A pincite directs the reader to a specific page within the opinion. Place it after the first page, separated by a comma. If the pincite is the same as the first page, repeat the number — counterintuitive but required, because omitting it signals “no pincite” rather than “page 137.”

With pincite Brown v. Board of Education, 347 U.S. 483, 495 (1954).

Marbury v. Madison, 5 U.S. 137, 137 (1803). ← pincite equals first page; repeat it

For multi-page spans, abbreviate: “493–95” not “493–495.” Retain the last two digits and any additional digits needed to avoid ambiguity.

Short forms

After a full citation has appeared, subsequent references may use a short form: either Brown, 347 U.S. at 495, or id. at 495 if citing the same source as the immediately preceding footnote.

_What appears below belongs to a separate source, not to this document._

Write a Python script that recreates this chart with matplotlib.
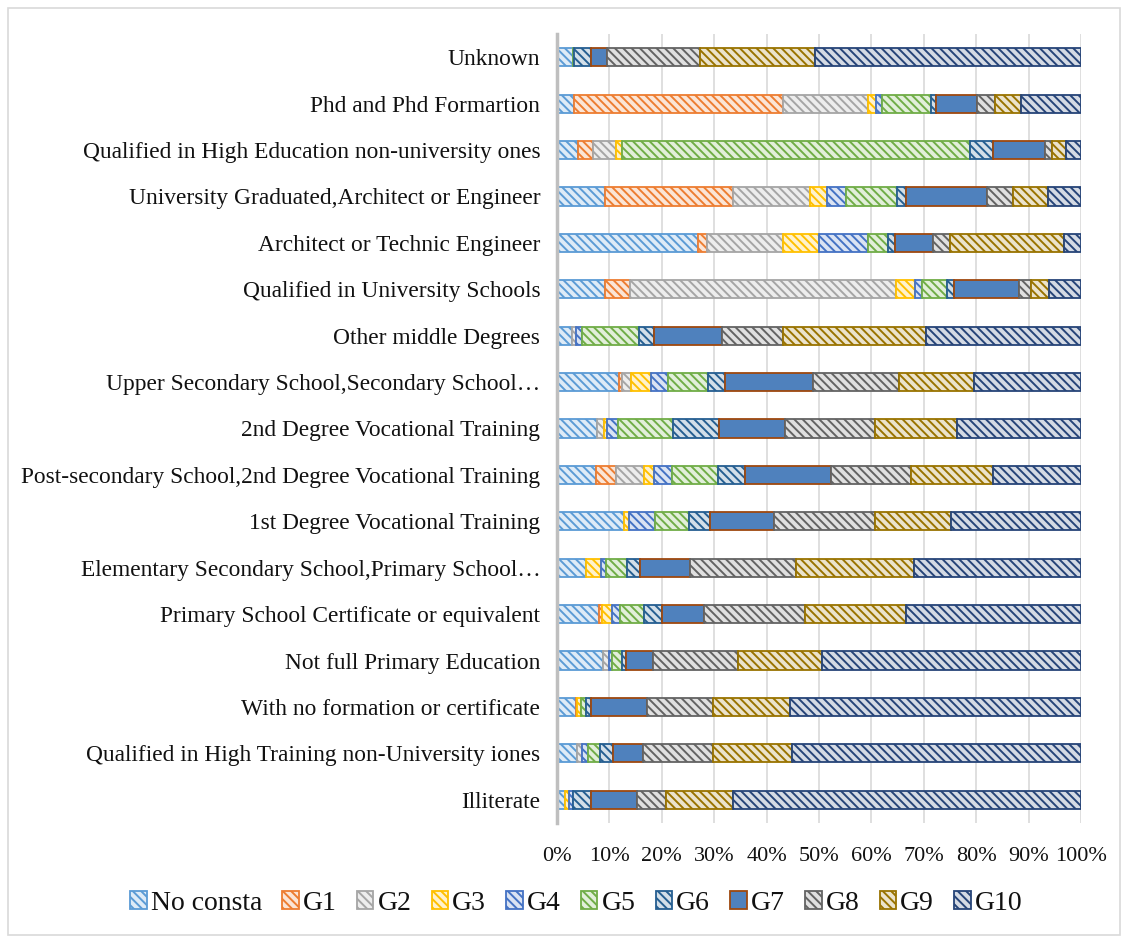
import numpy as np
import matplotlib
matplotlib.use("Agg")
import matplotlib.pyplot as plt
from matplotlib.patches import Rectangle
from matplotlib.ticker import FuncFormatter
import matplotlib.colors as mcolors

categories = [
    "Unknown",
    "Phd and Phd Formartion",
    "Qualified in High Education non-university ones",
    "University Graduated,Architect or Engineer",
    "Architect or Technic Engineer",
    "Qualified in University Schools",
    "Other middle Degrees",
    "Upper Secondary School,Secondary School\u2026",
    "2nd Degree Vocational Training",
    "Post-secondary School,2nd Degree Vocational Training",
    "1st Degree Vocational Training",
    "Elementary Secondary School,Primary School\u2026",
    "Primary School Certificate or equivalent",
    "Not full Primary Education",
    "With no formation or certificate",
    "Qualified in High Training non-University iones",
    "Illiterate",
]

series_names = ["No consta", "G1", "G2", "G3", "G4", "G5", "G6", "G7", "G8", "G9", "G10"]

no_consta = [3.0, 3.2, 4.1, 9.1, 26.8, 9.2, 2.8, 11.8, 7.6, 7.4, 12.8, 5.6, 8.1, 8.7, 3.6, 3.8, 1.6]
g1 = [0, 40.0, 2.8, 24.5, 1.8, 4.7, 0, 0.7, 0, 3.9, 0, 0, 0.5, 0, 0.3, 0, 0]
g2 = [0, 16.1, 4.3, 14.6, 14.4, 50.7, 0.9, 1.6, 1.4, 5.3, 0, 0, 0, 1.2, 0, 1.0, 0]
g3 = [0, 1.6, 1.3, 3.3, 6.9, 3.6, 0, 3.9, 0.5, 2.0, 0.9, 2.8, 1.8, 0, 0.7, 0, 0.7]
g4 = [0, 1.1, 0, 3.6, 9.3, 1.4, 1.1, 3.1, 2.2, 3.3, 5.1, 0.9, 1.6, 0.7, 0, 1.1, 0.7]
g5 = [0.3, 9.3, 66.4, 9.7, 3.9, 4.7, 10.9, 7.8, 10.5, 8.9, 6.4, 4.1, 4.5, 1.8, 1.0, 2.4, 0]
g6 = [3.1, 1.1, 4.3, 1.8, 1.3, 1.4, 2.8, 3.1, 8.7, 5.1, 4.1, 2.4, 3.5, 0.7, 0.8, 2.3, 3.5]
g7 = [3.1, 7.7, 10.0, 15.5, 7.2, 12.4, 13.0, 16.8, 12.6, 16.4, 12.2, 9.7, 8.0, 5.3, 10.7, 5.9, 8.7]
g8 = [17.8, 3.4, 1.3, 4.9, 3.2, 2.2, 11.7, 16.5, 17.1, 15.3, 19.3, 20.3, 19.3, 16.1, 12.6, 13.2, 5.6]
g9 = [21.9, 5.1, 2.7, 6.8, 21.8, 3.5, 27.3, 14.3, 15.7, 15.6, 14.4, 22.4, 19.2, 16.1, 14.7, 15.2, 12.8]
g10 = [50.8, 11.4, 2.8, 6.2, 3.2, 6.1, 29.6, 20.4, 23.7, 16.8, 24.9, 32.0, 33.4, 49.5, 55.6, 55.1, 66.4]

x_ticks = [0, 10, 20, 30, 40, 50, 60, 70, 80, 90, 100]

series_values = [no_consta, g1, g2, g3, g4, g5, g6, g7, g8, g9, g10]
edge_colors = ["#5B9BD5", "#ED7D31", "#A5A5A5", "#FFC000", "#4472C4", "#70AD47",
               "#255E91", "#9E480E", "#636363", "#997300", "#264478"]

plt.rcParams["font.family"] = ["Liberation Serif", "DejaVu Serif"]
plt.rcParams["hatch.linewidth"] = 1.4

fig = plt.figure(figsize=(11.3, 9.4), dpi=100)
ax = fig.add_axes([0.4929, 0.1245, 0.4637, 0.8393])

data = np.array(series_values, dtype=float)
data = data / data.sum(axis=0) * 100.0
lefts = np.vstack([np.zeros(data.shape[1]), np.cumsum(data, axis=0)[:-1]])
ypos = np.arange(len(categories))

def tint(c, f):
    r, g, b = mcolors.to_rgb(c)
    return (r + (1 - r) * f, g + (1 - g) * f, b + (1 - b) * f)

handles = []
for i, name in enumerate(series_names):
    mask = data[i] > 0
    if name == "G7":
        fc, hatch = "#4F81BD", None
    else:
        fc, hatch = tint(edge_colors[i], 0.8), "\\\\\\\\"
    bars = ax.barh(ypos[mask], data[i][mask], left=lefts[i][mask], height=0.39,
                   color=fc, edgecolor=edge_colors[i], linewidth=1.3, hatch=hatch,
                   label=name, zorder=3)
    handles.append(bars)

ax.set_xlim(0, 100)
ax.set_ylim(len(categories) - 0.5, -0.5)
ax.set_yticks(ypos)
ax.set_yticklabels(categories, fontsize=16.8, color="#111111")
ax.set_xticks(x_ticks)
ax.xaxis.set_major_formatter(FuncFormatter(lambda v, p: f"{int(v)}%"))
ax.tick_params(axis="x", labelsize=16, length=0, pad=17, colors="#111111")
ax.tick_params(axis="y", length=0, pad=12)
ax.grid(axis="x", color="#D9D9D9", linewidth=1.2, zorder=0)
for s in ["top", "right", "bottom"]:
    ax.spines[s].set_visible(False)
ax.spines["left"].set_color("#BFBFBF")
ax.spines["left"].set_linewidth(2.5)
ax.spines["left"].set_zorder(4)

leg = fig.legend(handles=handles, labels=series_names, loc="center", ncol=11,
                 bbox_to_anchor=(0.51, 0.039), frameon=False, fontsize=20,
                 handlelength=0.6, handleheight=0.6, handletextpad=0.15,
                 columnspacing=0.72)
for t in leg.get_texts():
    t.set_color("#111111")

fig.patches.append(Rectangle((0.007, 0.005), 0.984, 0.987, transform=fig.transFigure,
                             fill=False, edgecolor="#D9D9D9", linewidth=1.2))

fig.savefig("out.png", dpi=100)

Use the party name that is neither governmental nor geographical — “Brown” works, “United States” does not.

Short forms Brown, 347 U.S. at 495. (subsequent reference)

Id. at 495. (same source as immediately preceding cite)

When the case isn’t in U.S. Reports yet

New decisions can take months to appear in the bound U.S. reporter. Until they do, cite to the Supreme Court Reporter (S. Ct.). If even that isn’t available, cite to the slip opinion: case name, docket number, court abbreviation, and date of decision. A placeholder that cannot be located by the reader is worse than none at all.

Slip opinion form Example v. Example, No. 23-456, slip op. at 3 (U.S. Nov. 12, 2024).